Os dois artigos da SEÇÃO Demanda Espontânea abordam o problema da ofensiva burguesa em direção à educação a partir de categorias como financeirização, empresariamento e trabalho-educação. No artigo intitulado “Financeirização da educação superior, oligopólios educacionais e produtivismo acadêmico: contexto mercantil da educação”, as autoras Luciene da Silva Nascimento, Andreia Gomes da Cruz e Aline de Carvalho Moura, partindo de uma discussão sobre o progressivo redirecionamento dos subsídios públicos para o capital privado, buscam analisar, em uma perspectiva histórico-social, o processo de financeirização e de formação de oligopólios na educação superior privada. Segundo elas, esse processo aprofunda

uma visão produtivista da ciência, consolidando-se como um estimulador da mercantilização das pesquisas no âmbito dos cursos de pós-graduação. As autoras concluem que essas novas configurações no campo da educação não devem ser estudadas isoladamente, e sim compreendidas no bojo das determinações que atravessam o Estado e a sociedade civil.

Completando a seção, Bruno Gawryzsewski, Lívia Mouriño de Mello e Natália Silva Pereira, no artigo “O caráter do Novo Ensino Médio para a qualificação da força de trabalho em tempos de crise do capital”, estimulam reflexões sobre a formação da classe trabalhadora, a partir de uma mirada crítica a respeito da contrarreforma do ensino médio (Lei nº 13.415/20178).
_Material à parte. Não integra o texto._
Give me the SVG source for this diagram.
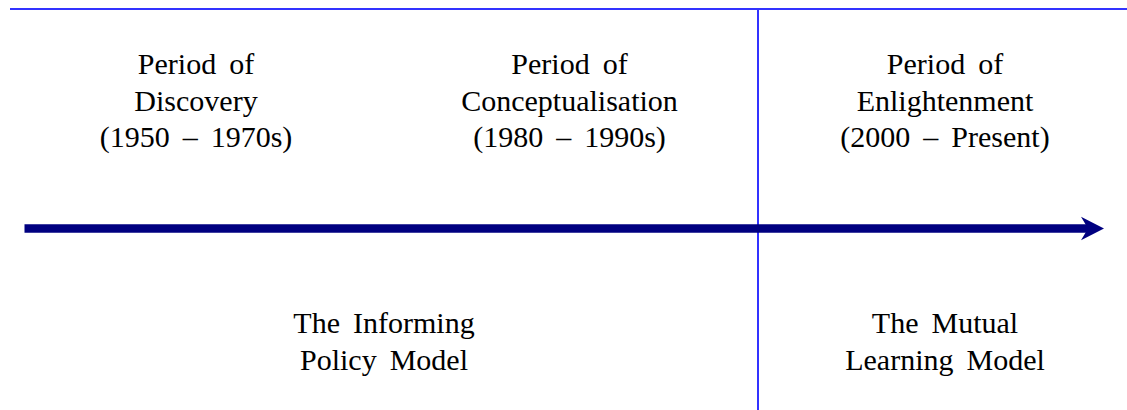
<svg xmlns="http://www.w3.org/2000/svg" width="1127" height="410" viewBox="0 0 1127 410">
<style>
.t{font-size:30px;fill:#000;text-anchor:middle;word-spacing:5.5px}
.ln{stroke:#3333FF;stroke-width:2;fill:none}
</style>
<rect width="1127" height="410" fill="#fff"/>
<g id="connectors">
<line class="ln" x1="10" y1="9" x2="1127" y2="9"/>
<line class="ln" x1="758" y1="9" x2="758" y2="410"/>
<line x1="24.5" y1="228.5" x2="1090" y2="228.5" stroke="#000080" stroke-width="8.5"/>
<polygon points="1104,228.5 1081,216.7 1088,228.5 1081,240.3" fill="#000080"/>
</g>
<g font-family="Liberation Serif, Times New Roman, Times, serif">
<g id="discovery">
<text class="t" x="196" y="74">Period of</text>
<text class="t" x="196" y="111">Discovery</text>
<text class="t" x="196" y="147">(1950 – 1970s)</text>
</g>
<g id="conceptualisation">
<text class="t" x="569.5" y="74">Period of</text>
<text class="t" x="569.5" y="111">Conceptualisation</text>
<text class="t" x="569.5" y="147">(1980 – 1990s)</text>
</g>
<g id="enlightenment">
<text class="t" x="945" y="74">Period of</text>
<text class="t" x="945" y="111">Enlightenment</text>
<text class="t" x="945" y="147">(2000 – Present)</text>
</g>
<g id="informing">
<text class="t" x="384" y="333">The Informing</text>
<text class="t" x="384" y="370">Policy Model</text>
</g>
<g id="mutual">
<text class="t" x="945" y="333">The Mutual</text>
<text class="t" x="945" y="370">Learning Model</text>
</g>
</g>
</svg>
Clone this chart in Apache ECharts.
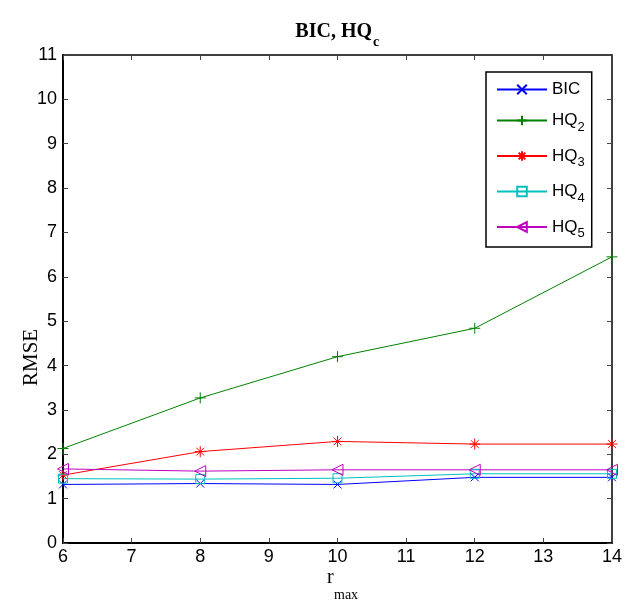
<!DOCTYPE html>
<html>
<head>
<meta charset="utf-8">
<script src="https://cdn.jsdelivr.net/npm/echarts@6/dist/echarts.min.js"></script>
<style>
html,body{margin:0;padding:0;background:#fff;}
#chart{width:625px;height:605px;}
</style>
</head>
<body>
<div id="chart"></div>
<script>
// ---- data ----
var rmax = [6, 8, 10, 12, 14];
var bic = [1.32, 1.34, 1.32, 1.48, 1.48];
var hq2 = [2.13, 3.27, 4.20, 4.84, 6.45];
var hq3 = [1.53, 2.06, 2.29, 2.23, 2.23];
var hq4 = [1.45, 1.44, 1.46, 1.56, 1.56];
var hq5 = [1.67, 1.62, 1.65, 1.65, 1.65];
var seriesNames = ['BIC', 'HQ2', 'HQ3', 'HQ4', 'HQ5'];
var xTicks = [6, 7, 8, 9, 10, 11, 12, 13, 14];
var yTicks = [0, 1, 2, 3, 4, 5, 6, 7, 8, 9, 10, 11];

function pairs(vals) { return rmax.map(function (x, i) { return [x, vals[i]]; }); }

var SYM = {
  x: 'path://M0 0 L10 10 M10 0 L0 10',
  plus: 'path://M5 0 L5 10 M0 5 L10 5',
  star: 'path://M5 0 L5 10 M0 5 L10 5 M1.5 1.5 L8.5 8.5 M8.5 1.5 L1.5 8.5',
  square: 'path://M0 0 L10 0 L10 10 L0 10 Z',
  tri: 'path://M0 5 L10 0 L10 10 Z'
};

function mk(name, vals, color, sym, size) {
  return {
    name: name, type: 'line', data: pairs(vals),
    xAxisIndex: 0, yAxisIndex: 0,
    symbol: sym, symbolSize: size, showSymbol: true,
    lineStyle: { color: color, width: 1 },
    itemStyle: { color: 'rgba(0,0,0,0)', borderColor: color, borderWidth: 1 },
    emphasis: { disabled: true },
    animation: false, z: 3
  };
}

var chart = echarts.init(document.getElementById('chart'), null, { renderer: 'canvas' });
var labelFont = 'Liberation Sans, Arial, sans-serif';
var serif = 'Liberation Serif, Times New Roman, serif';

var option = {
  animation: false,
  grid: { left: 63, right: 10, top: 55, bottom: 62 },
  xAxis: [{
    type: 'value', min: 6, max: 14, interval: 1, position: 'bottom',
    axisLine: { show: true, lineStyle: { color: '#000', width: 2 } },
    axisTick: { show: true, inside: true, length: 5, lineStyle: { color: '#444', width: 1 } },
    axisLabel: { color: '#000', fontSize: 18, fontFamily: labelFont, margin: 5,
      formatter: function (v) { return xTicks.indexOf(v) >= 0 ? String(v) : ''; } },
    splitLine: { show: false }
  }, {
    type: 'value', min: 6, max: 14, interval: 1, position: 'top',
    axisLine: { show: true, onZero: false, lineStyle: { color: '#000', width: 1.5 } },
    axisTick: { show: true, inside: true, length: 5, lineStyle: { color: '#444', width: 1 } },
    axisLabel: { show: false }, splitLine: { show: false }
  }],
  yAxis: [{
    type: 'value', min: 0, max: 11, interval: 1, position: 'left',
    axisLine: { show: true, lineStyle: { color: '#000', width: 2 } },
    axisTick: { show: true, inside: true, length: 5, lineStyle: { color: '#444', width: 1 } },
    axisLabel: { color: '#000', fontSize: 18, fontFamily: labelFont, margin: 6,
      formatter: function (v) { return yTicks.indexOf(v) >= 0 ? String(v) : ''; } },
    splitLine: { show: false }
  }, {
    type: 'value', min: 0, max: 11, interval: 1, position: 'right',
    axisLine: { show: true, onZero: false, lineStyle: { color: '#000', width: 1.5 } },
    axisTick: { show: true, inside: true, length: 5, lineStyle: { color: '#444', width: 1 } },
    axisLabel: { show: false }, splitLine: { show: false }
  }],
  legend: {
    orient: 'vertical', left: 486, top: 72,
    padding: [9, 7, 7, 10],
    itemWidth: 50, itemHeight: 12, itemGap: 14,
    backgroundColor: '#fff',
    borderColor: '#000', borderWidth: 1.5, borderRadius: 0,
    data: seriesNames,
    textStyle: {
      fontFamily: labelFont, fontSize: 17, color: '#000',
      rich: {
        c: { fontFamily: labelFont, fontSize: 17, color: '#000', lineHeight: 12 },
        b: { fontFamily: labelFont, fontSize: 17, color: '#000', lineHeight: 26 },
        s: { fontFamily: labelFont, fontSize: 13, color: '#000', lineHeight: 13, verticalAlign: 'bottom' }
      }
    },
    formatter: function (n) {
      if (n.indexOf('HQ') === 0) return '{b|HQ}{s|' + n.slice(2) + '}';
      return '{c|' + n + '}';
    }
  },
  series: [
    mk('BIC', bic, '#0000ff', SYM.x, 8),
    mk('HQ2', hq2, '#008000', SYM.plus, 11),
    mk('HQ3', hq3, '#ff0000', SYM.star, 11),
    mk('HQ4', hq4, '#00bfbf', SYM.square, 9),
    mk('HQ5', hq5, '#bf00bf', SYM.tri, 11)
  ],
  graphic: [
    { type: 'text', x: 372, y: 22, style: { text: 'BIC, HQ', font: 'bold 20px ' + serif, fill: '#000', textAlign: 'right', textVerticalAlign: 'top' } },
    { type: 'text', x: 373, y: 35, style: { text: 'c', font: 'bold 14px ' + serif, fill: '#000', textAlign: 'left', textVerticalAlign: 'top' } },
    { type: 'text', left: 327, top: 568, style: { text: 'r', font: '20px ' + serif, fill: '#000' } },
    { type: 'text', left: 334, top: 588, style: { text: 'max', font: '14px ' + serif, fill: '#000' } },
    { type: 'text', x: 21, y: 386, rotation: Math.PI / 2,
      style: { text: 'RMSE', font: '21px ' + serif, fill: '#000', textAlign: 'left', textVerticalAlign: 'top' } }
  ]
};
chart.setOption(option);
</script>
</body>
</html>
Colocando em perspectiva o discurso empresarial que prega urgência na transformação dos sentidos da qualificação dos jovens trabalhadores, com vistas à melhoria da produtividade e da competitividade da indústria, os autores mostram que os projetos de formação defendidos pela burguesia brasileira, em especial a representada pela Confederação Nacional da Indústria, são adequações da classe dominante a uma conjuntura de crise do capital. Calcando-se na teoria do valor em Marx, concluem que o controle dos processos formativos pelos capitalistas atende às necessidades da organização da produção e que, no caso brasileiro, esse controle se relaciona com as limitações e as determinações de uma economia dependente.

É essa história que queremos dividir com vocês neste número 45 da TN, desejando que seu interesse mantenha a revista Trabalho Necessário como uma das importantes contribuições que a universidade pública tem a oferecer para a compreensão crítica da sociedade capitalista e do capitalismo periférico-dependente brasileiro, bem como para a formação de educadores e outros profissionais comprometidos com a transformação social. Nestes 20 anos, foram muitos os desafios e aprendizados acumulados. Que os próximos anos nos encontrem atentos e fortes, coletivamente, para essa tarefa que continua sendo o nosso horizonte como compromisso e utopia!